Easy. Today they say seventy is no age at all.
It’s nothing very special anymore, that’s true. Assuming that the three-score-and-ten rule applies globally, and further assuming that birthdays are equally divided over the year, about 300 000 individuals would have had their 70th birthday last Saturday. That is, if my math is correct, which might not necessarily be the case.

On a hallmark card I once read “It’s not the age, it’s the mileage”. What is your record?
I did some adding up. Here is what I found out about my achievements and accumulations:
1 sailboat
2 professions
3 houses
4 countries
5 employers
6 languages
7 saxophones
8 workplaces
9 bicycles and 9 cars
10 safely mastered recipes
11 apartments
12 large trips.

How much of this is just average?
You can google this, but it would be more interesting to look at the deviations from the normal.

Let’s do it. You are Swiss; therefore, we focus on your consumption of cheese, chocolate, and cigarettes.
OK. Ich neglect the first sixteen years of life, because in this period, the parents exercised benevolent control over my intakes. So, we are dealing with the last 54 years of mine. I reckon to have consumed 200 grams of cheese and 200 grams of chocolate per day.
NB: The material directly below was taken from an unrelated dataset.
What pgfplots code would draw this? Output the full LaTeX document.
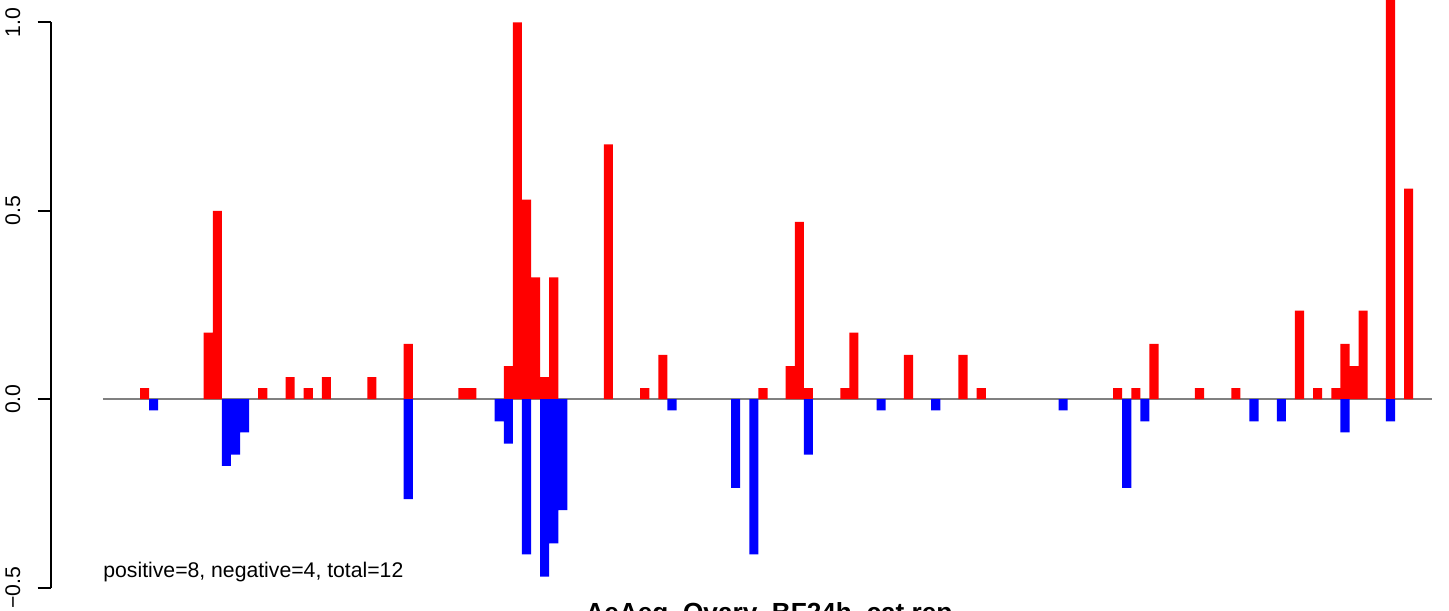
\documentclass[border=0pt]{standalone}
\usepackage{fontspec}
\setmainfont{Liberation Sans}
\usepackage{pgfplots}
\pgfplotsset{compat=1.18}
\definecolor{zerogray}{RGB}{128,128,128}
\begin{document}
\fontsize{10.6bp}{12.7bp}\selectfont
\begin{tikzpicture}
\path[use as bounding box] (0,0) rectangle (724.5bp,305.5bp);
\clip (0,0) rectangle (724.5bp,305.5bp);
\begin{axis}[
  at={(25.35bp,11.65bp)}, anchor=south west,
  scale only axis, width=690.65bp, height=282.68bp,
  xmin=-10.32, xmax=141.57, ymin=-0.5, ymax=1.0,
  enlargelimits=false,
  clip=false,
  axis x line=none, axis y line=left,
  axis line style={-, line width=0.9bp, black},
  ytick={-0.5,0,0.5,1}, xtick=\empty,
  yticklabels={−0.5,0.0,0.5,1.0},
  tick align=outside, major tick length=6.5bp,
  ytick style={black, line width=0.9bp},
  yticklabel style={xshift=-8.5bp, rotate=90, anchor=south, inner sep=0pt, font=\fontsize{10.6bp}{12.7bp}\selectfont},
]
\addplot[color=zerogray, line width=0.8bp] coordinates {(-4.57,0) (141.57,0)};
\addplot[ybar, bar width=1, bar shift=0pt, fill=red, draw=none] coordinates {
(0,0.0294) (7,0.1765) (8,0.5) (13,0.0294) (16,0.0588) (18,0.0294) (20,0.0588) (25,0.0588)
(29,0.1471) (35,0.0294) (36,0.0294) (40,0.0882) (41,1.0) (42,0.5294) (43,0.3235) (44,0.0588)
(45,0.3235) (51,0.6765) (55,0.0294) (57,0.1176) (68,0.0294) (71,0.0882) (72,0.4706) (73,0.0294)
(77,0.0294) (78,0.1765) (84,0.1176) (90,0.1176) (92,0.0294) (107,0.0294) (109,0.0294) (111,0.1471)
(116,0.0294) (120,0.0294) (127,0.2353) (129,0.0294) (131,0.0294) (132,0.1471) (133,0.0882)
(134,0.2353) (137,1.1765) (139,0.5588)
};
\addplot[ybar, bar width=1, bar shift=0pt, fill=blue, draw=none] coordinates {
(1,-0.0294) (9,-0.1765) (10,-0.1471) (11,-0.0882) (29,-0.2647) (39,-0.0588) (40,-0.1176)
(42,-0.4118) (44,-0.4706) (45,-0.3824) (46,-0.2941) (58,-0.0294) (65,-0.2353) (67,-0.4118)
(73,-0.1471) (81,-0.0294) (87,-0.0294) (101,-0.0294) (108,-0.2353) (110,-0.0588) (122,-0.0588)
(125,-0.0588) (132,-0.0882) (137,-0.0588)
};
\end{axis}
\node[anchor=base west, inner sep=0pt] at (51.5bp,17bp) {positive=8, negative=4, total=12};
\node[anchor=base, inner sep=0pt, font=\bfseries\fontsize{13.1bp}{15bp}\selectfont] at (384.5bp,-5.25bp) {AeAeg\_Ovary\_BF24h\_cat.rep};
\end{tikzpicture}
\end{document}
That’s not enough for chocolate – I have been working with you and I saw how you function under stress.
Let’s not get into this. We stay with the 200 grams. Here’s the math. 200 grams a day results in 1,4 kilograms per week, times 52 times 54 equals 3931,2 kilograms. In round figures, my intake over the years was 4 tons of chocolate and 4 tons of cheese.

This explains your diabetes.
As to cigarettes, the assumption is one pack a day. I was a smoker between ages 16 and 32 and again between 50 and 60. This amounts to 26 smoking years, times 365 equals 9490 packs, times 20 equals 189 800 cigarettes in my lifetime.

This explains the stent in your heart.
Smuggled into the European Union, this merchandise would amount to a fine of about 19 000 Euro – more than I ever paid for a car.

Do such numbers mean anything?
Not for society at large. This is only of interest for myself alone, in the sense of “had I not…” or “what would be if…”. In the general flow of things such data dilute into microelements.  The individual life is a highly dissoluble affair.

No bother to anyone, really? Did no one care?

O yes, many did.  I am only speaking of the general flow of events in which the individual life disappears. For the individual and his surroundings that life does count a lot. On Saturday, many cared – more than I ever expected.  All I am saying is that sub specie aeternitatis one should not take oneself too seriously.